▶ Description of the task
Print only the lines from the top of the data through the line with "var yScale = d3.scaleLinear().domain([0, 30]).range([height, 0])", both included, skipping every picture.

▶ Given information
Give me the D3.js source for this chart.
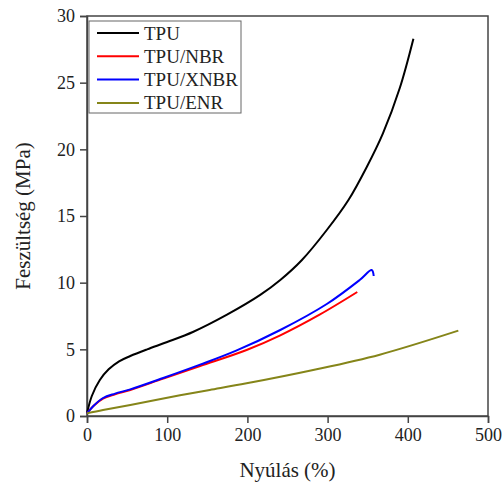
<!DOCTYPE html>
<html>
<head>
<meta charset="utf-8">
<script src="https://cdn.jsdelivr.net/npm/d3@7"></script>
<style>
  body { margin: 0; background: #fff; }
  text { font-family: "Liberation Serif", "Times New Roman", serif; fill: #222; }
</style>
</head>
<body>
<div id="chart"></div>
<script>
// DATA

var seriesNames = ["TPU", "TPU/NBR", "TPU/XNBR", "TPU/ENR"]
var seriesColors = ["#000000", "#ff0000", "#0000ff", "#858519"]

var tpuX = [0, 6, 16, 27, 40, 54, 75, 100, 132, 174, 216, 241, 268, 299, 326, 349, 369, 390, 407]
var tpuY = [0.2, 1.5, 2.7, 3.5, 4.1, 4.5, 5.0, 5.55, 6.3, 7.58, 9.08, 10.2, 11.7, 13.95, 16.2, 18.7, 21.2, 24.6, 28.3]

var nbrX = [0, 8, 20, 35, 54, 95, 141, 199, 241, 290, 337]
var nbrY = [0.2, 0.75, 1.3, 1.62, 1.95, 2.8, 3.75, 4.95, 6.05, 7.6, 9.3]

var xnbrX = [0, 8, 20, 35, 54, 95, 141, 186, 241, 299, 340, 355, 357.5]
var xnbrY = [0.2, 0.75, 1.35, 1.68, 2.0, 2.85, 3.85, 4.9, 6.45, 8.4, 10.2, 10.95, 10.5]

var enrX = [0, 20, 54, 116, 153, 199, 282, 365, 463]
var enrY = [0.2, 0.45, 0.83, 1.55, 1.95, 2.45, 3.45, 4.6, 6.4]

var xTicks = [0, 100, 200, 300, 400, 500]
var yTicks = [0, 5, 10, 15, 20, 25, 30]

// DIMENSIONS

var svgWidth = 503
var svgHeight = 484

var margin = { top: 16, left: 87, right: 15, bottom: 68 }

var width = svgWidth - margin.left - margin.right
var height = svgHeight - margin.top - margin.bottom

var svg = d3.select("#chart").append("svg")
    .attr("width", svgWidth)
    .attr("height", svgHeight)

var chartGroup = svg.append("g")
    .attr("transform", `translate(${margin.left}, ${margin.top})`)

var xScale = d3.scaleLinear().domain([0, 500]).range([0, width])
var yScale = d3.scaleLinear().domain([0, 30]).range([height, 0])

// frame
chartGroup.append("rect")
    .attr("width", width)
    .attr("height", height)
    .attr("fill", "none")
    .attr("stroke", "#444")
    .attr("stroke-width", 1.5)

var xAxis = d3.axisBottom(xScale).tickValues(xTicks).tickSize(7).tickPadding(5)
var yAxis = d3.axisLeft(yScale).tickValues(yTicks).tickSize(7).tickPadding(5)

var gx = chartGroup.append("g")
    .attr("transform", `translate(0,${height})`)
    .call(xAxis)
var gy = chartGroup.append("g")
    .call(yAxis)

;[gx, gy].forEach(g => {
    g.attr("font-family", "'Liberation Serif', serif")
    g.select(".domain").attr("stroke", "#444").attr("stroke-width", 1.5)
    g.selectAll(".tick line").attr("stroke", "#444").attr("stroke-width", 1.5)
    g.selectAll(".tick text")
        .style("font-size", "18px")
        .attr("fill", "#222")
})

// lines
var allX = [tpuX, nbrX, xnbrX, enrX]
var allY = [tpuY, nbrY, xnbrY, enrY]

var line = d3.line()
    .x(d => xScale(d[0]))
    .y(d => yScale(d[1]))
    .curve(d3.curveCatmullRom.alpha(0.5))

allX.forEach((xs, i) => {
    var pts = xs.map((x, j) => [x, allY[i][j]])
    chartGroup.append("path")
        .datum(pts)
        .attr("d", line)
        .attr("fill", "none")
        .attr("stroke", seriesColors[i])
        .attr("stroke-width", 2)
})

// legend
var legend = chartGroup.append("g")
    .attr("transform", "translate(2, 5)")

legend.append("rect")
    .attr("width", 152)
    .attr("height", 92)
    .attr("fill", "#fff")
    .attr("stroke", "#666")
    .attr("stroke-width", 1)

seriesNames.forEach((name, i) => {
    var yy = 12 + i * 23.3
    legend.append("line")
        .attr("x1", 8).attr("x2", 50)
        .attr("y1", yy).attr("y2", yy)
        .attr("stroke", seriesColors[i])
        .attr("stroke-width", 2)
    legend.append("text")
        .attr("x", 55)
        .attr("y", yy + 6.5)
        .style("font-size", "19px")
        .text(name)
})

// axis titles
svg.append("text")
    .attr("x", margin.left + width / 2)
    .attr("y", 477)
    .attr("text-anchor", "middle")
    .style("font-size", "21px")
    .text("Nyúlás (%)")

svg.append("text")
    .attr("transform", `translate(30, ${margin.top + height / 2}) rotate(-90)`)
    .attr("text-anchor", "middle")
    .style("font-size", "21px")
    .text("Feszültség (MPa)")
</script>
</body>
</html>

▶ Written answer
Give me the D3.js source for this chart.
<!DOCTYPE html>
<html>
<head>
<meta charset="utf-8">
<script src="https://cdn.jsdelivr.net/npm/d3@7"></script>
<style>
  body { margin: 0; background: #fff; }
  text { font-family: "Liberation Serif", "Times New Roman", serif; fill: #222; }
</style>
</head>
<body>
<div id="chart"></div>
<script>
// DATA

var seriesNames = ["TPU", "TPU/NBR", "TPU/XNBR", "TPU/ENR"]
var seriesColors = ["#000000", "#ff0000", "#0000ff", "#858519"]

var tpuX = [0, 6, 16, 27, 40, 54, 75, 100, 132, 174, 216, 241, 268, 299, 326, 349, 369, 390, 407]
var tpuY = [0.2, 1.5, 2.7, 3.5, 4.1, 4.5, 5.0, 5.55, 6.3, 7.58, 9.08, 10.2, 11.7, 13.95, 16.2, 18.7, 21.2, 24.6, 28.3]

var nbrX = [0, 8, 20, 35, 54, 95, 141, 199, 241, 290, 337]
var nbrY = [0.2, 0.75, 1.3, 1.62, 1.95, 2.8, 3.75, 4.95, 6.05, 7.6, 9.3]

var xnbrX = [0, 8, 20, 35, 54, 95, 141, 186, 241, 299, 340, 355, 357.5]
var xnbrY = [0.2, 0.75, 1.35, 1.68, 2.0, 2.85, 3.85, 4.9, 6.45, 8.4, 10.2, 10.95, 10.5]

var enrX = [0, 20, 54, 116, 153, 199, 282, 365, 463]
var enrY = [0.2, 0.45, 0.83, 1.55, 1.95, 2.45, 3.45, 4.6, 6.4]

var xTicks = [0, 100, 200, 300, 400, 500]
var yTicks = [0, 5, 10, 15, 20, 25, 30]

// DIMENSIONS

var svgWidth = 503
var svgHeight = 484

var margin = { top: 16, left: 87, right: 15, bottom: 68 }

var width = svgWidth - margin.left - margin.right
var height = svgHeight - margin.top - margin.bottom

var svg = d3.select("#chart").append("svg")
    .attr("width", svgWidth)
    .attr("height", svgHeight)

var chartGroup = svg.append("g")
    .attr("transform", `translate(${margin.left}, ${margin.top})`)

var xScale = d3.scaleLinear().domain([0, 500]).range([0, width])
var yScale = d3.scaleLinear().domain([0, 30]).range([height, 0])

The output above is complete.